Photo by Alexander Willis
This story was edited on June 6, 2019 to clarify City Administrator Victor Lay’s relation to the South Central Tennessee Workforce Alliance.
BY ALEXANDER WILLIS
Spring Hill Mayor Rick Graham announced on Tuesday that that the city will be holding a special meeting to further discuss the contract for the new city library at the Northfield Building, which has seen strong backlash from the city’s newly-elected aldermen, as well as from library staff.
The announcement comes shortly after Alderman Matt Fitterer came out in support of the growing concerns of the city’s planned expansions into the property in a post on social media, in which Fitterer called for the expansions to be reevaluated.
Purchased by the city in December of 2017 for $8.18 million, the Northfield Building is the former headquarters of Saturn, the automotive brand of General Motors that ignited the city’s initial boom. The city also closed on a $13.18 million loan that same month, which was needed to finance the building along with related renovations.
Spring Hill has long planned to move most of its government operations, as well as city amenities — City Hall, the police and fire headquarters and the library — to the new property. The concerns, first expressed by newly-elected Aldermen Dan Allen, Hazel Nieves and John Canepari earlier in May, are that the current state of the building is not fully understood, that moving city operations to the southernmost point of the city would not be viable, and that the city may have overpaid for the building by more than $3 million.
In light of the concerns expressed by the three new aldermen, Fitterer posted a video on social media early Tuesday morning calling for the city’s move to the Northfield Building to be reevaluated in a public meeting.
“In 2017, the City Administrator and staff recommended the purchase of the Northfield Building,” Fitterer said. “Presented to the BOMA (Board of Mayor and Aldermen) as a financially sound investment, the property would allow the city to deliver upon multiple projects at a seemingly significant savings to taxpayers. Elected officials must rely upon full-time city staff to provide complete, accurate and impartial information and analysis to make critical decisions – there can be no conflicts of interests. Last week, newly discovered information was uncovered and shared by Aldermen Dan Allen, Hazel Nieves and John Canepari. In light of these surprising revelations, the decisions made in 2017 must be reevaluated. I swore an oath to always act in the best interest of Spring Hill, and it’s in our best interest to act immediately.”
Regarding Fitterer’s mention of a conflict of interest, among some of the alleged revelations shared by Allen last week included that the entity the city purchased the Northfield Building from in 2017 – the South Central Tennessee Workforce Alliance – has had City Administrator Victor Lay listed as a board member on its website. An email to Lay revealed he is away from his office until Monday, June 3, and that he does not have access to email.
Despite the allegation, Lay does not, nor has ever served on the Board of Directors for the SCTWA, and instead had only served on a separate body that acted as an advisory board for the SCTWA, as well as a junior advisory board called the Northfield Oversight Advisory Committee.
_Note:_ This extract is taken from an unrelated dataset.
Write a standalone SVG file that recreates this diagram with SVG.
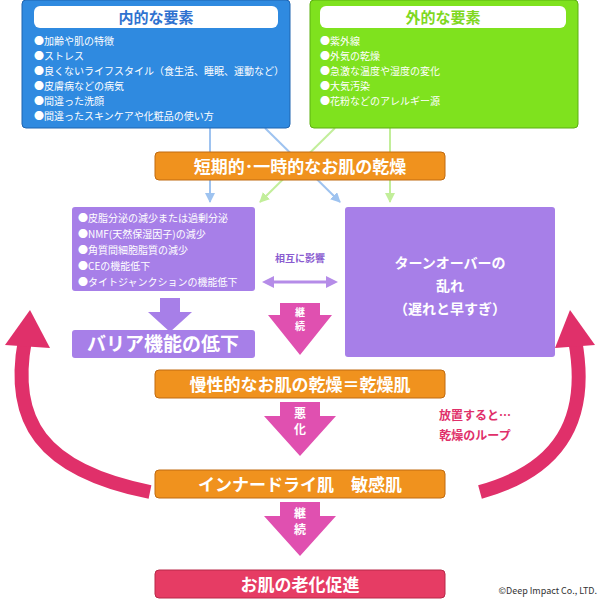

Allen and Nieves have all since praised Fitterer for his call for more transparency, releasing their own respective statements on social media shortly after Fitterer’s.
“I applaud Alderman Matt Fitterer on his decision to advise Mayor Graham to call a special session to re-evaluate the recently-passed library construction project as well as the Northfield property as a whole,” Allen wrote. “We have a fiduciary responsibility to the taxpayers of Spring Hill to use their tax dollars wisely and to listen to their concerns. We cannot be conflicted by personal agendas or legacy building by individuals. For our city to thrive, the BOMA and city staff must have maximum transparency and eliminate any perception of conflicts of interest. It’s always better to correct a decision rather than enduring years of regret while wasting taxpayer dollars.”
“We must be fiscally responsible at every level and every decision with taxpayer monies and with decisions that literally shape the future of our wonderful city,” Nieves wrote. “I applaud Alderman Fitterer to help move this issue before the Mayor and BOMA to reevaluate all aspects of the project to ensure sound judgment and wisdom regarding the purchase of Northfield.”
The special called meeting, which is open to the public, will be held at 5:30 p.m. on Monday, June 3 at City Hall, located at 199 Town Center Parkway.